Payments require both an asset, such as the dollar, and payment rails over which the asset travels, such as Fedwire. The dollar dominates global payments, and dollar payment rails help the United States dominate the globe. Global demand for dollars moving over dollar rails gives the United States considerable leverage over the rest of the world, leverage it exploits through international economic sanctions.

Economic sanctions remain potent partly because sovereign nations can coerce trusted parties within the financial system. Compliant trusted parties bar sanctioned entities, seize their assets, and block their transactions. Economic sanctions, then, amount to various kinds of financial censorship.

Monetary technologies—both old and new—permit the custody and transfer of value without trusted parties. Unlike the dollar units slung through electronic payment processors, gold and cash require no trusted parties for custody or transfer; they are physical bearer assets. With cryptocurrency technology, bearer assets have entered the digital sphere. Along various dimensions and to varying degrees, cryptocurrencies minimize the trust required of central authorities to custody and transfer funds. And because cryptocurrencies lack mass, they can traverse distances more quickly than traditional bearer assets. By pairing the speed of electronic money with the trust-minimization of physical cash, cryptocurrencies pose new challenges for law enforcement generally and for international sanctions in particular.
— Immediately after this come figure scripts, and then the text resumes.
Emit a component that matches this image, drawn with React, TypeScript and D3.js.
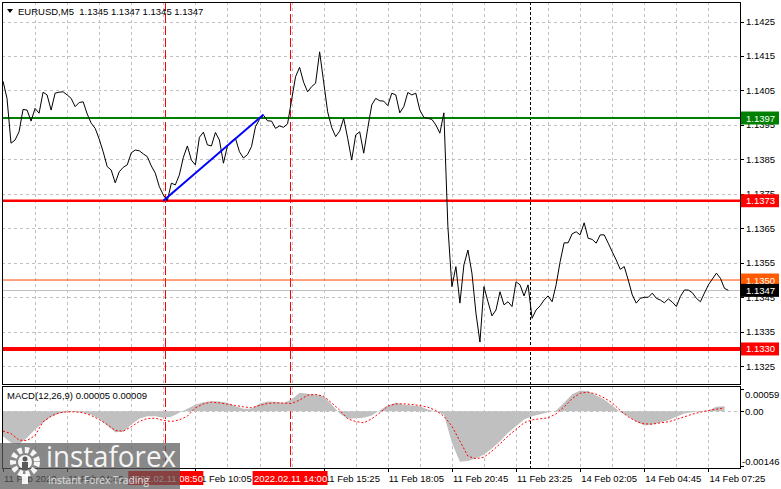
import React from "react";
import * as d3 from "d3";

const W = 781;
const H = 489;

// Close prices sampled every 2 M5 bars (bar 0 = 11 Feb 02:05)
const PRICE_STEP = 2;
const priceCloses = [
  1.14077, 1.14027, 1.13897, 1.13906, 1.1393, 1.13995, 1.13993, 1.13961, 1.13998, 1.13984,
  1.14045, 1.14037, 1.13993, 1.14042, 1.14045, 1.14046, 1.14037, 1.14027, 1.14003, 1.14015,
  1.14017, 1.13982, 1.13955, 1.1394, 1.13909, 1.13872, 1.13829, 1.13819, 1.13782, 1.13814,
  1.13827, 1.13834, 1.13869, 1.13877, 1.13875, 1.13866, 1.13858, 1.13831, 1.1381, 1.13771,
  1.13747, 1.1373, 1.13781, 1.13776, 1.13805, 1.13856, 1.13889, 1.13848, 1.13834, 1.13914,
  1.13929, 1.13892, 1.13889, 1.13928, 1.13906, 1.13839, 1.13889, 1.13903, 1.13911, 1.13872,
  1.13854, 1.13864, 1.13887, 1.13945, 1.13966, 1.13978, 1.13962, 1.13961, 1.1394, 1.13947,
  1.13943, 1.13953, 1.14022, 1.1409, 1.14117, 1.14074, 1.14046, 1.14061, 1.14071, 1.14162,
  1.14075, 1.13988, 1.13943, 1.13916, 1.13932, 1.13969, 1.13911, 1.13848, 1.13921, 1.1393,
  1.13868, 1.1394, 1.14008, 1.14027, 1.1402, 1.14019, 1.14006, 1.14042, 1.14037, 1.13985,
  1.14003, 1.14044, 1.14037, 1.14042, 1.13993, 1.13972, 1.13969, 1.13966, 1.1395, 1.13926,
  1.13985, 1.13655, 1.13481, 1.13539, 1.13433, 1.13544, 1.13587, 1.1352, 1.13404, 1.1332,
  1.13481, 1.13437, 1.13396, 1.13413, 1.13466, 1.13428, 1.13437, 1.13423, 1.13495, 1.13486,
  1.13454, 1.13486, 1.13389, 1.13413, 1.13425, 1.13442, 1.13454, 1.13437, 1.13486, 1.13553,
  1.13608, 1.13608, 1.13634, 1.1364, 1.13631, 1.13666, 1.13621, 1.13618, 1.13607, 1.13631,
  1.13631, 1.13607, 1.13582, 1.13558, 1.13531, 1.13539, 1.135, 1.13457, 1.13433, 1.13447,
  1.1345, 1.1345, 1.13462, 1.13447, 1.13442, 1.13434, 1.13445, 1.13436, 1.13423, 1.13452,
  1.13471, 1.13471, 1.13463, 1.13447, 1.13437, 1.13462, 1.13486, 1.13503, 1.1352, 1.13505,
  1.13476, 1.1347,
];

// MACD values (in 1e-5 units) sampled every 4 bars
const MACD_STEP = 4;
const macdHistE5 = [
  -66.5, -84.3, -88.7, -71, -48.8, -31, -15.1, -6.2, -1.8, -1.8,
  -3.5, -9.8, -20.4, -38.1, -55.9, -55, -35.5, -20.4, -13.3, -13.3,
  -17.7, -15.1, -4.4, 6.2, 16.9, 24, 26.6, 25.7, 22.2, 13.3,
  6.2, 6.2, 20.4, 25.7, 24.8, 22.2, 31, 48.8, 46.1, 44.4,
  39.9, 17.7, -6.2, -20.4, -18.6, -17.7, -11.5, 2.7, 15.1, 22.2,
  16.9, 15.1, 13.3, 4.4, -0.9, -8.9, -84.3, -134.8, -133, -126,
  -115.3, -99.3, -79.8, -57.7, -39.9, -22.2, -13.3, -8, -2.7, 1.8,
  22.2, 45.2, 55, 53.2, 41.7, 31, 15.1, -2.7, -13.3, -28.4,
  -38.1, -35.5, -30.2, -24, -15.1, -6.2, -2.7, -0.9, 1.8, 11.5,
  13.3,
];
const macdSignalE5 = [
  -53.2, -59.4, -77.2, -78.1, -64.8, -28.4, -13.3, -4.4, -1.8, -1.8,
  -4.4, -11.5, -22.2, -35.5, -51.4, -53.2, -41.7, -27.5, -19.5, -18.6,
  -24.8, -27.5, -23.1, -13.3, 8.9, 19.5, 24, 22.2, 18.6, 15.1,
  11.5, 8.9, 15.1, 20.4, 22.2, 21.3, 20.4, 29.3, 42.6, 44.4,
  39.9, 22.2, 2.7, -20.4, -27.5, -31, -20.4, -4.4, 13.3, 19.5,
  19.5, 17.7, 15.1, 10.6, 1.8, -13.3, -39.9, -79.8, -119.7, -126.8,
  -122.4, -106.4, -86.9, -66.5, -48.8, -31, -23.1, -20.4, -17.7, -7.1,
  11.5, 33.7, 47.9, 50.6, 45.2, 35.5, 22.2, 1.8, -15.1, -27.5,
  -33.7, -34.6, -31, -28.4, -22.2, -15.1, -8, -2.7, 1.8, 5.3,
  8.9,
];

const priceTicks = [1.1425, 1.1415, 1.1405, 1.1395, 1.1385, 1.1375, 1.1365, 1.1355, 1.1345, 1.1335, 1.1325];
const levelPrices = [1.1397, 1.1373, 1.135, 1.133];
const lastPrice = 1.1347;
const trendBars = [80, 130];
const trendPrices = [1.1373, 1.1398];
const timeLabelBars = [0, 32, 64, 96, 128, 160, 192, 224, 256, 288, 320, 352];
const timeLabels = [
  "11 Feb 2022", "11 Feb 04:45", "11 Feb 07:25", "11 Feb 10:05", "11 Feb 12:45", "11 Feb 15:25",
  "11 Feb 18:05", "11 Feb 20:45", "11 Feb 23:25", "14 Feb 02:05", "14 Feb 04:45", "14 Feb 07:25",
];
const markerBars = [81, 143];
const markerLabels = ["2022.02.11 08:50", "2022.02.11 14:00"];
const separatorBars = [263];
const macdTicks = [0.00059, 0, -0.00146];
const macdTickLabels = ["0.00059", "0.00", "-0.00146"];
const titleText = "EURUSD,M5  1.1345 1.1347 1.1345 1.1347";
const macdTitle = "MACD(12,26,9) 0.00005 0.00009";

const FONT = "'Liberation Sans', Arial, sans-serif";

export default function App() {
  const L = 2, R = 740, T = 2, B = 384, MT = 386, MB = 468;
  const x = d3.scaleLinear().domain([0, 360]).range([3, 3 + 360 * 2.004]);
  const yP = d3.scaleLinear().domain([1.1325, 1.1425]).range([366.2, 21.5]);
  const yM = d3.scaleLinear().domain([-0.00146, 0.00059]).range([466, 389]);
  const px = (v: number) => Math.round(v) + 0.5;

  const priceLine = d3.line<number>().x((_, i) => x(i * PRICE_STEP)).y((d) => yP(d));
  const histArea = d3
    .area<number>()
    .x((_, i) => x(i * MACD_STEP))
    .y0(yM(0))
    .y1((d) => yM(d * 1e-5));
  const signalLine = d3.line<number>().x((_, i) => x(i * MACD_STEP)).y((d) => yM(d * 1e-5));

  const gridBars = d3.range(16, 361, 16);
  const levelStyles = [
    { stroke: "#008000", w: 2, box: "#008000" },
    { stroke: "#ff0000", w: 2.5, box: "#ff0000" },
    { stroke: "#ff4500", w: 1, box: "#ff5a00" },
    { stroke: "#ff0000", w: 4, box: "#ff0000" },
  ];
  const MBOX_HALF = 37;
  const LABEL_W = 55;
  const markerBoxes = markerBars.map((b) => [x(b) - MBOX_HALF, x(b) + MBOX_HALF + 1]);
  // a time label lying completely under a marker box is not visible in the original
  const hidden = (b: number) => markerBoxes.some(([a, c]) => x(b) > a && x(b) + LABEL_W < c);

  const boxLabel = (v: number, fill: string, key: string) => (
    <g key={key}>
      <rect x={R + 1} y={yP(v) - 6.5} width={38} height={13} fill={fill} />
      <text x={746} y={yP(v)} fill="#fff" fontSize={9.5} dominantBaseline="central" fontFamily={FONT}>
        {v.toFixed(4)}
      </text>
    </g>
  );

  return (
    <svg
      width={W}
      height={H}
      viewBox={`0 0 ${W} ${H}`}
      style={{ position: "absolute", left: 0, top: 0, background: "#fff" }}
    >
      <defs>
        <clipPath id="mainClip">
          <rect x={L} y={T} width={R - L} height={B - T} />
        </clipPath>
        <clipPath id="macdClip">
          <rect x={L} y={MT} width={R - L} height={MB - MT} />
        </clipPath>
      </defs>
      <rect x={0} y={0} width={W} height={H} fill="#fff" />

      {/* grid */}
      <g stroke="#c0c0c0" strokeWidth={1} strokeDasharray="3,3">
        {gridBars.map((b) => (
          <line key={"gv" + b} x1={px(x(b))} x2={px(x(b))} y1={T} y2={B} />
        ))}
        {priceTicks.map((p) => (
          <line key={"gh" + p} x1={L} x2={R} y1={px(yP(p))} y2={px(yP(p))} />
        ))}
        {gridBars.map((b) => (
          <line key={"gm" + b} x1={px(x(b))} x2={px(x(b))} y1={MT} y2={MB} />
        ))}
        <line x1={L} x2={R} y1={px(yM(0))} y2={px(yM(0))} />
      </g>

      {/* current price line */}
      <line x1={L} x2={R} y1={px(yP(lastPrice))} y2={px(yP(lastPrice))} stroke="#c0c0c0" strokeWidth={1} />

      {/* vertical markers */}
      {markerBars.map((b) => (
        <g key={"mk" + b} stroke="#ff0000" strokeWidth={1} strokeDasharray="9,3">
          <line x1={px(x(b))} x2={px(x(b))} y1={T} y2={B} />
          <line x1={px(x(b))} x2={px(x(b))} y1={MT} y2={MB} />
        </g>
      ))}
      {separatorBars.map((b) => (
        <g key={"sp" + b} stroke="#000" strokeWidth={1} strokeDasharray="3,2">
          <line x1={px(x(b))} x2={px(x(b))} y1={T} y2={B} />
          <line x1={px(x(b))} x2={px(x(b))} y1={MT} y2={MB} />
        </g>
      ))}

      {/* levels, price and trend line */}
      <g clipPath="url(#mainClip)">
        {levelPrices.map((p, i) => (
          <line key={"lv" + p} x1={L} x2={R} y1={yP(p)} y2={yP(p)} stroke={levelStyles[i].stroke} strokeWidth={levelStyles[i].w} />
        ))}
        <path d={priceLine(priceCloses) || ""} fill="none" stroke="#000" strokeWidth={1} />
        <line
          x1={x(trendBars[0])}
          y1={yP(trendPrices[0])}
          x2={x(trendBars[1])}
          y2={yP(trendPrices[1])}
          stroke="#0000ff"
          strokeWidth={2}
        />
      </g>

      {/* MACD */}
      <g clipPath="url(#macdClip)">
        <path d={histArea(macdHistE5) || ""} fill="#c0c0c0" />
        <path d={signalLine(macdSignalE5) || ""} fill="none" stroke="#ff0000" strokeWidth={1} strokeDasharray="2,2" />
      </g>

      {/* frames */}
      <rect x={L + 0.5} y={T + 0.5} width={R - L} height={B - T} fill="none" stroke="#000" strokeWidth={1} />
      <rect x={L + 0.5} y={MT + 0.5} width={R - L} height={MB - MT} fill="none" stroke="#000" strokeWidth={1} />

      {/* price axis */}
      <g fontFamily={FONT} fontSize={9.5} fill="#000">
        {priceTicks.map((p) => (
          <g key={"pt" + p}>
            <line x1={R} x2={R + 4} y1={px(yP(p))} y2={px(yP(p))} stroke="#000" />
            <text x={746} y={yP(p)} dominantBaseline="central">
              {p.toFixed(4)}
            </text>
          </g>
        ))}
        {macdTicks.map((v, i) => {
          const yy = Math.min(Math.max(yM(v), 394), 461.5);
          return (
            <g key={"mt" + v}>
              <line x1={R} x2={R + 4} y1={px(yM(v))} y2={px(yM(v))} stroke="#000" />
              <text x={i === 2 ? 742 : 745} y={yy} dominantBaseline="central">
                {macdTickLabels[i]}
              </text>
            </g>
          );
        })}
      </g>

      {/* level boxes */}
      {levelPrices.map((p, i) => boxLabel(p, levelStyles[i].box, "bx" + p))}
      {boxLabel(lastPrice, "#000", "last")}

      {/* time axis */}
      <g fontFamily={FONT} fontSize={9.5} fill="#000">
        {timeLabelBars.map((b, i) =>
          hidden(b) ? null : (
            <g key={"tl" + b}>
              <line x1={px(x(b))} x2={px(x(b))} y1={MB} y2={MB + 4} stroke="#000" />
              <text x={x(b) + 1} y={478} dominantBaseline="central">
                {timeLabels[i]}
              </text>
            </g>
          )
        )}
      </g>
      {markerBars.map((b, i) => (
        <g key={"ml" + b}>
          <rect x={x(b) - MBOX_HALF} y={471} width={MBOX_HALF * 2 + 1} height={14} fill="#ff0000" />
          <text x={x(b) + 1} y={478} fill="#fff" fontSize={9.5} fontFamily={FONT} textAnchor="middle" dominantBaseline="central">
            {markerLabels[i]}
          </text>
        </g>
      ))}

      {/* titles */}
      <path d="M7,9 L13,9 L10,13 Z" fill="#000" />
      <text x={18} y={11} fontSize={9.5} fontFamily={FONT} fill="#000" dominantBaseline="central" xmlSpace="preserve">
        {titleText}
      </text>
      <text x={7} y={395} fontSize={9.5} fontFamily={FONT} fill="#000" dominantBaseline="central">
        {macdTitle}
      </text>

      {/* watermark */}
      <g>
        <rect x={0} y={443} width={180} height={46} fill="#5a5a5a" opacity={0.72} />
        <circle cx={25} cy={462} r={12} fill="none" stroke="#fff" strokeWidth={6} strokeDasharray="4.2,2.8" opacity={0.92} />
        <circle cx={25} cy={462} r={7} fill="#fff" opacity={0.92} />
        <circle cx={25} cy={459} r={2.5} fill="#5a5a5a" />
        <rect x={22} y={462} width={6} height={8} fill="#5a5a5a" />
        <rect x={22} y={474} width={6} height={10} fill="#fff" opacity={0.92} />
        <text
          x={46}
          y={467}
          fontSize={29}
          fontFamily="'Open Sans', sans-serif"
          fill="#fff"
          opacity={0.92}
          textLength={130}
          lengthAdjust="spacingAndGlyphs"
        >
          instaforex
        </text>
        <text
          x={48}
          y={484}
          fontSize={11.5}
          fontFamily="'Open Sans', sans-serif"
          fill="#e8e8e8"
          opacity={0.9}
          textLength={101}
          lengthAdjust="spacingAndGlyphs"
        >
          Instant Forex Trading
        </text>
      </g>
    </svg>
  );
}
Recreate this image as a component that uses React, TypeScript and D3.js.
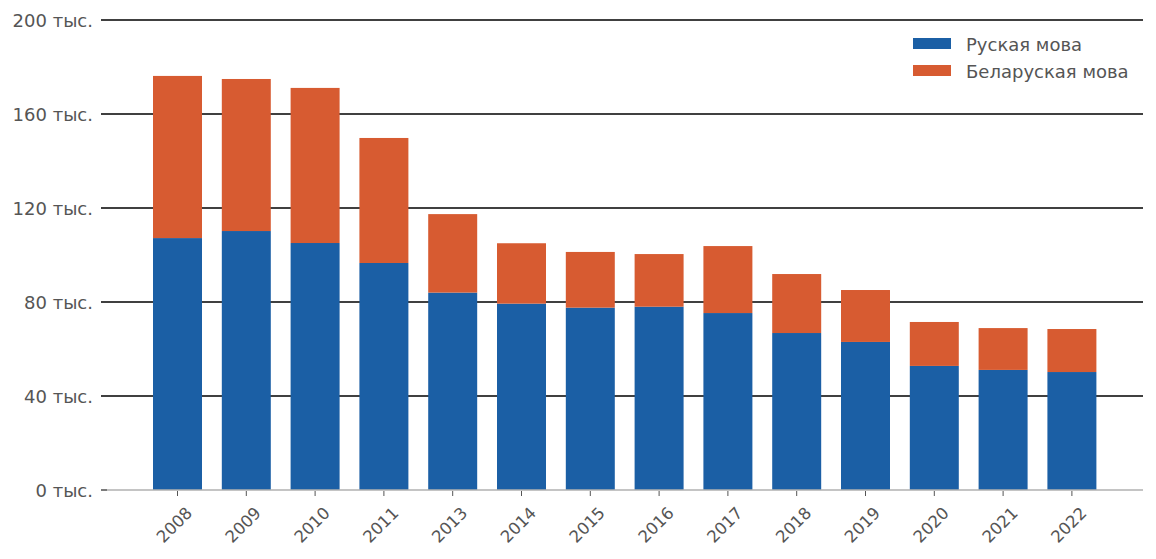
import React from "react";
import * as d3 from "d3";

const years = ["2008","2009","2010","2011","2013","2014","2015","2016","2017","2018","2019","2020","2021","2022"];
const russian = [107.2,110.2,105.1,96.6,84.0,79.3,77.6,78.0,75.3,66.8,63.0,52.8,51.1,50.2];
const belarusian = [69.0,64.7,66.0,53.2,33.4,25.7,23.7,22.4,28.5,25.1,22.1,18.7,17.8,18.3];
const yTicks = [0,40,80,120,160,200];
const seriesNames = ["Руская мова","Беларуская мова"];
const seriesColors = ["#1b5fa5","#d75b31"];

const W = 1156, H = 559;
const FONT = "DejaVu Sans, sans-serif";

export default function App() {
  const y = d3.scaleLinear().domain([0, 200]).range([490, 20]);
  const step = 68.8;
  const x = d3.scaleBand<string>().domain(years)
    .range([177.5 - step / 2, 177.5 - step / 2 + step * years.length])
    .paddingInner(0.288).paddingOuter(0.144);
  const rows = years.map((yr, i) => ({ year: yr, r: russian[i], b: belarusian[i] }));
  const stack = d3.stack<any>().keys(["r", "b"])(rows);
  const left = 101, right = 1143;

  return (
    <div style={{ position: "absolute", left: 0, top: 0 }}>
      <svg width={W} height={H} style={{ display: "block", fontFamily: FONT }}>
        <rect width={W} height={H} fill="#fff" />
        {yTicks.filter(t => t > 0).map(t => (
          <line key={t} x1={left} x2={right} y1={y(t)} y2={y(t)} stroke="#000" strokeWidth={1.3} />
        ))}
        {stack.map((s, si) => (
          <g key={si} fill={seriesColors[si]}>
            {s.map((d, i) => (
              <rect key={i} x={x(years[i])} width={x.bandwidth()} y={y(d[1])} height={y(d[0]) - y(d[1])} />
            ))}
          </g>
        ))}
        <line x1={107} x2={right} y1={y(0)} y2={y(0)} stroke="#b0b0b0" strokeWidth={1.3} />
        <line x1={left} x2={107} y1={y(0)} y2={y(0)} stroke="#333" strokeWidth={1.3} />
        {yTicks.map(t => (
          <text key={t} x={93} y={y(t)} textAnchor="end" dominantBaseline="central" fontSize={18} fill="#555">
            {`${t} тыс.`}
          </text>
        ))}
        {years.map(yr => {
          const cx = (x(yr) as number) + x.bandwidth() / 2;
          return (
            <g key={yr}>
              <line x1={cx} x2={cx} y1={491} y2={496} stroke="#555" strokeWidth={1} />
              <text transform={`translate(${cx - 3},525) rotate(-45)`} textAnchor="middle" dominantBaseline="central" fontSize={16.5} fill="#555">
                {yr}
              </text>
            </g>
          );
        })}
        {seriesNames.map((n, i) => (
          <g key={n} transform={`translate(913,${38 + i * 27})`}>
            <rect width={38} height={11} fill={seriesColors[i]} />
            <text x={53} y={6} dominantBaseline="central" fontSize={18} fill="#555">{n}</text>
          </g>
        ))}
      </svg>
    </div>
  );
}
Among cryptocurrencies, bitcoin relies on trusted parties to a lower degree than any other. The bitcoin network settles transactions not through trusted intermediaries but through a globally dispersed, permissionless, and highly competitive market of bitcoin miners. Because miners imbue the network with such a high degree of censorship-resistance, they have begun to attract attention from policymakers and regulators intent on preserving the power of economic sanctions. As a new institutional technology with geopolitical ramifications, this scrutiny is to be expected.

Although bitcoin miners do not serve as trusted parties in the traditional sense, U.S-domiciled miners may provide avenues for effective sanctions. Below, we outline two mining-centric proposals for censoring sanctioned entities and evaluate their feasibility. As bitcoin matures and settles more cross-border payment volume, these proposals will likely gain popularity due to their surface-level plausibility. However, although sanctions may often limit harm, these specific proposals are likely to do more harm than good—or simply no good at all. A more pragmatic orientation toward bitcoin opens up a more realistic array of compliance and enforcement strategies.